Le jeudi 28 novembre 2019 à 14:59 +0900, Akira TAGOH a écrit :
I suppose it would be possible to define some XML elements, that contain a yaml list or dict in the text node. I don't like this kind of mixed syntax much, but that’s the only way I see to keep something XML- ish that scales humanly to the kind of list/dict we will need.
That's too bad. I don't want to mix them.
You're already doing it for
<fontvariations>AXIS1=VALUE;AXIS2=VALUE</fontvariations>
Except it's neither an XML nor a YAML list, it’s a one-of-a-kind dict format that can not be parsed natively by any off-the-shelf XML or YAML parser.
- whenever hindsight shows the low-level sequence needed to
achieve a generic goal needs tweaking, the whole configuration needs rewriting, instead of just adjusting things at the engine level.
I'm sorry, I don't get it. can you elaborate more details and specifics?
The whole locale-specific debacle for example, where you've wanted for years to try alternative approaches, and you can't because neitheir you nor other font packagers have any wish to rewrite all existing files.
That's 100% due to a bad abstraction level in fontconfig, where instead of telling the engine what locale a font file is good for (letting the engine compute the appropriate priorization strategy), users have to hardcode a specific handling strategy in their config files.
Regards,
Le jeudi 28 novembre 2019 à 08:07 +0100, Nicolas Mailhot a écrit :
- whenever hindsight shows the low-level sequence needed to
achieve a generic goal needs tweaking, the whole configuration needs rewriting, instead of just adjusting things at the engine level.
I'm sorry, I don't get it. can you elaborate more details and specifics?
The whole locale-specific debacle for example, where you've wanted for years to try alternative approaches, and you can't because neitheir you nor other font packagers have any wish to rewrite all existing files.
That's 100% due to a bad abstraction level in fontconfig, where instead of telling the engine what locale a font file is good for (letting the engine compute the appropriate priorization strategy), users have to hardcode a specific handling strategy in their config files.

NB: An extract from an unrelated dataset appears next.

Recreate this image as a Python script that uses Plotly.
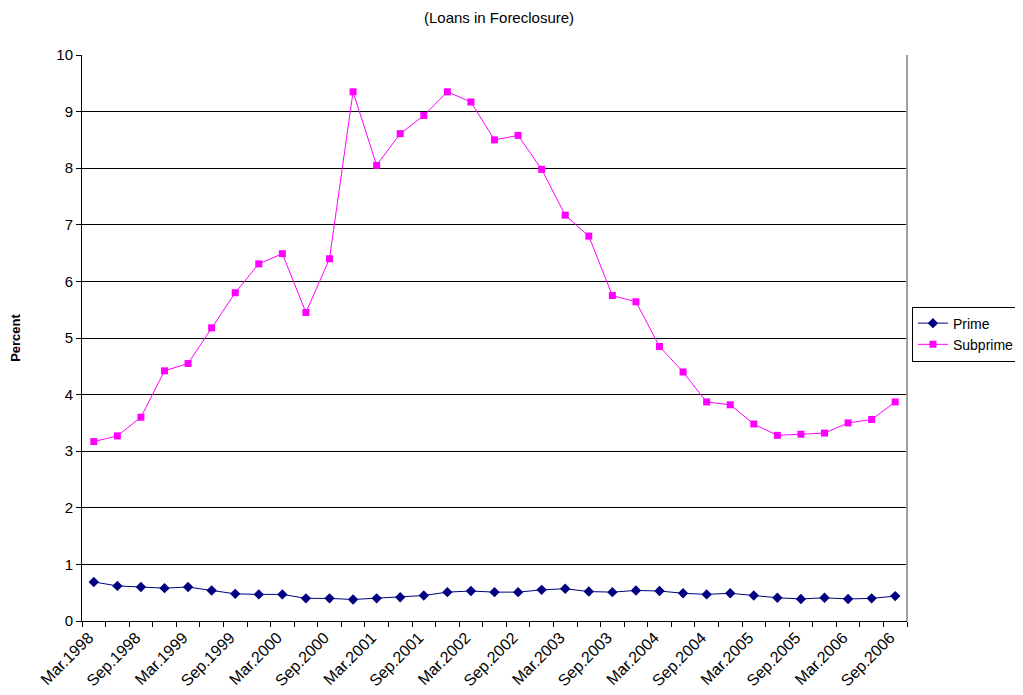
import plotly.graph_objects as go

quarters = []
for yr in range(1998, 2007):
    for m in ["Mar", "Jun", "Sep", "Dec"]:
        quarters.append(f"{m}.{yr}")
quarters = quarters[:35]  # Mar.1998 .. Sep.2006

prime = [0.69, 0.62, 0.60, 0.58, 0.60, 0.54, 0.48, 0.47, 0.47, 0.40, 0.40, 0.38,
         0.40, 0.42, 0.45, 0.51, 0.53, 0.51, 0.51, 0.55, 0.57, 0.52, 0.51, 0.54,
         0.53, 0.49, 0.47, 0.49, 0.45, 0.41, 0.39, 0.41, 0.39, 0.40, 0.44]
subprime = [3.17, 3.27, 3.60, 4.42, 4.55, 5.18, 5.80, 6.31, 6.49, 5.45, 6.40, 9.35,
            8.05, 8.61, 8.93, 9.35, 9.17, 8.50, 8.58, 7.98, 7.17, 6.80, 5.75, 5.64,
            4.85, 4.40, 3.87, 3.82, 3.48, 3.28, 3.30, 3.32, 3.50, 3.56, 3.87]

x = list(range(len(quarters)))
tick_idx = x[::2]
tick_txt = [quarters[i] for i in tick_idx]

fig = go.Figure()
fig.add_trace(go.Scatter(x=x, y=prime, name="Prime", mode="lines+markers",
                         line=dict(color="#000080", width=1),
                         marker=dict(symbol="diamond", size=8, color="#000080")))
fig.add_trace(go.Scatter(x=x, y=subprime, name="Subprime", mode="lines+markers",
                         line=dict(color="#FF00FF", width=1),
                         marker=dict(symbol="square", size=7, color="#FF00FF")))

fig.update_layout(
    width=1023, height=695,
    margin=dict(l=74, r=124, t=47, b=82, autoexpand=False),
    paper_bgcolor="white", plot_bgcolor="white",
    font=dict(family="Liberation Sans, Arial", size=14, color="black"),
    title=dict(text="(Loans in Foreclosure)", x=0.48, xanchor="center", y=0.986, yanchor="middle",
               font=dict(size=15)),
    showlegend=True,
    legend=dict(x=1.006, xanchor="left", y=0.507, yanchor="middle",
                bordercolor="black", borderwidth=1, bgcolor="white",
                font=dict(size=14), tracegroupgap=0, itemwidth=30),
    xaxis=dict(range=[-0.5, 34.5], tickmode="array", tickvals=tick_idx, ticktext=tick_txt,
               tickangle=-45, ticks="", showgrid=False, zeroline=False, automargin=False,
               showline=True, linecolor="black", linewidth=1,
               tickfont=dict(size=16), ticklabelshift=-5,
               minor=dict(tick0=-0.5, dtick=1, ticks="outside", ticklen=5,
                          tickcolor="black", showgrid=False)),
    yaxis=dict(range=[0, 10], dtick=1, ticks="outside", ticklen=5, tickcolor="black",
               showgrid=True, gridcolor="black", gridwidth=1, zeroline=False, automargin=False,
               showline=True, linecolor="black", linewidth=1,
               title=dict(text="<b>Percent</b>", font=dict(size=13), standoff=33),
               tickfont=dict(size=15)),
)
# right border of plot area
fig.add_shape(type="line", xref="paper", yref="paper", x0=1, x1=1, y0=0, y1=1,
              line=dict(color="#A0A0A0", width=2))

fig.write_html("out.html")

Another example: during the discussion in the issue tracker you suggested using "prepend" in while discussing some legacy syntax examples. And that's not how the recommended pattern in fontpackages (that you also maintain) were written
I can tell you, none of the font packagers I know care about this kind of low-level detail. Just let us declare what other fonts are similar to a font we package. You can hash down the best way to edit fonts as a result in the engine all you want. Don't force us to decide this kind of thing. *We don't care*.